The Debt Ceiling Deadline is Approaching—It's Dec. 3, to Be Exact
Congress has been given until Dec. 3, 2021, to address the debt limit. Whether Congress will raise the debt limit or repeal it is unclear.
Nov. 10 2021, Published 6:52 p.m. ET
Congress has been given the deadline of Dec. 3, 2021, to raise the debt ceiling, though it isn’t clear if an agreement will be reached in time. Congress nearly missed the deadline to increase spending limits in Oct. 2021, which would have resulted in yet another government shutdown.
What's the debt ceiling, and why is Congress being pressured to raise it?
The debt ceiling, explained
The debt ceiling refers to the maximum amount of money the government can borrow to cover expenses such as Social Security and Medicare benefits, tax refunds, and military salaries. The term “debt ceiling” is often used interchangeably with “debt limit.”
The debt limit doesn't exactly allow the government to take up “new spending commitments,” according to the U.S. Department of the Treasury, but instead, it allows the government to “finance existing legal obligations that Congresses and presidents of both parties have made in the past.”
When the debt limit isn't increased, it can have devastating effects on the economy. The government would “default on its legal obligations,” which could cause other types of financial crises. Since 2001, the U.S. has been spending more than it sees in taxes and revenue, causing the country to run on a budget deficit.
In 2019, the U.S. debt limit reached $1 trillion, and then increased to more than $3 trillion around the time the COVID-19 pandemic hit. Though the amount the U.S. has acquired in debt did drop in 2021 to just over $2.5 trillion, it hasn't experienced a well-needed surplus in years.

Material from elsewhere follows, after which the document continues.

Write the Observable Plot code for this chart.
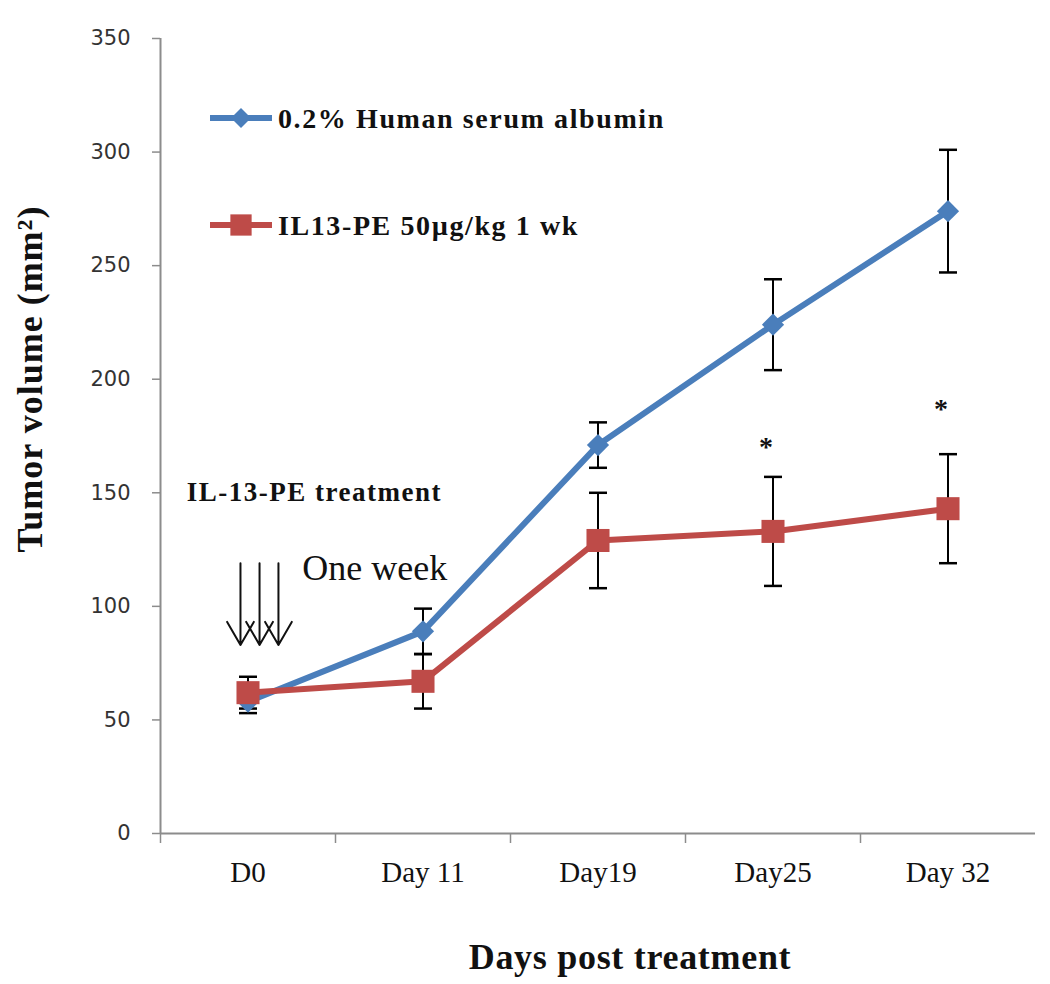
<!DOCTYPE html>
<html><head><meta charset="utf-8">
<script src="https://cdn.jsdelivr.net/npm/d3@7"></script>
<script src="https://cdn.jsdelivr.net/npm/@observablehq/plot@0.6"></script>
<style>body{margin:0;background:#fff} #chart{width:1050px;height:984px}</style>
</head><body><div id="chart"></div>
<script>
// ---- data ----
const days = ["D0", "Day 11", "Day19", "Day25", "Day 32"];
const seriesNames = ["0.2% Human serum albumin", "IL13-PE 50µg/kg 1 wk"];
const hsaMean = [58, 89, 171, 224, 274];
const hsaErr  = [5, 10, 10, 20, 27];
const il13Mean = [62, 67, 129, 133, 143];
const il13Err  = [7, 12, 21, 24, 24];
const yTicks = [0, 50, 100, 150, 200, 250, 300, 350];
const starDays = [3, 4];
const starValues = [170, 187];
const treatmentArrowX = [-0.043, 0.066, 0.174];
const treatmentArrowY = [119, 83];
const noteBold = {text: "IL-13-PE treatment", x: -0.35, y: 150};
const notePlain = {text: "One week", x: 0.31, y: 116.5};
const colors = ["#4a7ebb", "#be4b48"];

// ---- tables ----
const rows = [];
days.forEach((d, i) => {
  rows.push({series: seriesNames[0], i, mean: hsaMean[i], lo: hsaMean[i] - hsaErr[i], hi: hsaMean[i] + hsaErr[i]});
});
days.forEach((d, i) => {
  rows.push({series: seriesNames[1], i, mean: il13Mean[i], lo: il13Mean[i] - il13Err[i], hi: il13Mean[i] + il13Err[i]});
});
const stars = starDays.map((d, k) => ({i: d, y: starValues[k]}));
const arrows = treatmentArrowX.map(x => ({x, y1: treatmentArrowY[0], y2: treatmentArrowY[1]}));
const capSymbol = {draw(ctx, size) { const r = Math.sqrt(size / Math.PI); ctx.moveTo(-r, 0); ctx.lineTo(r, 0); }};
const serif = "'Liberation Serif', 'Times New Roman', serif";

const plot = Plot.plot({
  width: 1050, height: 984,
  marginLeft: 160, marginRight: 15, marginTop: 38, marginBottom: 151,
  x: {type: "linear", domain: [-0.5, days.length - 0.5]},
  y: {domain: [0, 350]},
  color: {domain: seriesNames, range: colors},
  style: {background: "white"},
  marks: [
    Plot.ruleX([-0.5], {stroke: "#8c8c8c", strokeWidth: 2}),
    Plot.ruleY([0], {stroke: "#8c8c8c", strokeWidth: 2}),
    Plot.axisY({ticks: yTicks, tickSize: 8, tickPadding: 22, stroke: "#8c8c8c", strokeWidth: 1.5, fill: "#333",
      fontSize: 21, fontFamily: "'DejaVu Sans', Verdana, sans-serif", label: null}),
    Plot.axisX({ticks: days.map((d, i) => i - 0.5), tickFormat: () => "", tickSize: 10, stroke: "#8c8c8c", strokeWidth: 1.5, label: null}),
    Plot.axisX({ticks: days.map((d, i) => i), tickFormat: i => days[i], tickSize: 0, tickPadding: 28,
      fontSize: 29, fontFamily: serif, fill: "#111", label: null}),
    Plot.text(["Tumor volume (mm²)"], {frameAnchor: "left", textAnchor: "middle", rotate: -90, dx: -130, dy: -57,
      fontSize: 36, fontWeight: "bold", fontFamily: serif, fill: "#111"}),
    Plot.text(["Days post treatment"], {frameAnchor: "bottom", textAnchor: "middle", dy: 135, dx: 32,
      fontSize: 36, fontWeight: "bold", fontFamily: serif, fill: "#111"}),
    // annotations
    Plot.text([noteBold], {x: "x", y: "y", text: "text", textAnchor: "start", fontSize: 27,
      fontWeight: "bold", fontFamily: serif, fill: "#111"}),
    Plot.text([notePlain], {x: "x", y: "y", text: "text", textAnchor: "start", fontSize: 36,
      fontFamily: serif, fill: "#111"}),
    Plot.arrow(arrows, {x1: "x", x2: "x", y1: "y1", y2: "y2", stroke: "#111", strokeWidth: 2, headLength: 20, headAngle: 60}),
    Plot.text(stars, {x: "i", y: "y", text: () => "*", dx: -7, fontSize: 28, fontWeight: "bold", fontFamily: serif, fill: "#111"}),
    // error bars
    Plot.ruleX(rows, {x: "i", y1: "lo", y2: "hi", stroke: "#000", strokeWidth: 2}),
    Plot.dot(rows, {x: "i", y: "lo", symbol: capSymbol, r: 9, stroke: "#000", strokeWidth: 2.5}),
    Plot.dot(rows, {x: "i", y: "hi", symbol: capSymbol, r: 9, stroke: "#000", strokeWidth: 2.5}),
    // series lines + markers
    Plot.line(rows, {x: "i", y: "mean", stroke: "series", z: "series", strokeWidth: 6}),
    Plot.dot(rows.filter(d => d.series === seriesNames[0]), {x: "i", y: "mean", symbol: "diamond2", r: 10, fill: colors[0]}),
    Plot.dot(rows.filter(d => d.series === seriesNames[1]), {x: "i", y: "mean", symbol: "square", r: 13, fill: colors[1]})
  ]
});
document.getElementById("chart").appendChild(plot);

const svg = d3.select(plot);
// letter spacing tweaks to match the reference's wide type
const spacing = {"Tumor volume (mm²)": 1, "Days post treatment": 0.7, "IL-13-PE treatment": 1.5};
svg.selectAll("text").each(function() {
  const t = this.textContent;
  if (spacing[t] !== undefined) this.setAttribute("letter-spacing", spacing[t]);
});

// ---- legend (inside plot area, top-left) ----
const leg = svg.append("g").attr("font-family", serif).attr("font-weight", "bold").attr("font-size", 28)
  .attr("fill", "#111").attr("text-anchor", "start").attr("letter-spacing", 1.6);
const legendY = [118, 225];
seriesNames.forEach((name, k) => {
  const g = leg.append("g").attr("transform", `translate(0,${legendY[k]})`);
  g.append("line").attr("x1", 210).attr("x2", 272).attr("y1", 0).attr("y2", 0).attr("stroke", colors[k]).attr("stroke-width", 6);
  if (k === 0) g.append("path").attr("d", d3.symbol(d3.symbolDiamond2, 9 * 9 * Math.PI)()).attr("transform", "translate(241,0)").attr("fill", colors[0]);
  else g.append("path").attr("d", d3.symbol(d3.symbolSquare, 12 * 12 * Math.PI)()).attr("transform", "translate(241,0)").attr("fill", colors[1]);
  g.append("text").attr("x", 278).attr("y", 0).attr("dy", "0.35em").text(name);
});
</script>
</body></html>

In July 2019, Congress agreed to suspend the debt limit until July 31, 2021. Once it was reinstated on Aug. 1, the limit was then raised to $28.5 trillion.
How many times has the debt ceiling been raised?
You’ve likely heard politicians and government officials discussing raising the debt ceiling, particularly after the COVID-19 pandemic started. The U.S. economy has taken a significant hit because of it and has since had to raise spending limits to keep it afloat.
Though the discussion of raising the debt ceiling is one that seems to get a lot of attention lately, this process of increasing government spending limits has been going on for years. Since 1960, Congress has stepped up on several occasions to raise or temporarily extend the debt ceiling, or revise what the debt limit means. Congress has had to act 49 times while the U.S. was led by Republican presidents and 29 times under Democratic presidents.
What happens if the debt ceiling isn't raised prior to Dec. 3, 2021?
On Oct. 7, the Senate agreed to a short-term deal in a 50-to-48 vote that would raise the debt ceiling. This prevented the government from shutting down, allowing it to continue making payments to federal workers and issuing child tax credits that were approved under Biden’s American Rescue Plan.
Unless Republicans and Democrats can find a way to revise the government’s spending limit or repeal the debt limit altogether, Treasury reportedly “only has enough funds to pay the country’s bills through early December.” Sadly, a full or partial government shutdown often happens in conjunction with hitting the debt ceiling.
Treasury Secretary Janet L. Yellen has already shown support for abolishing the debt limit, claiming that "the borrowing cap is "destructive" and poses unncesary risks to the economy, reports The New York Times.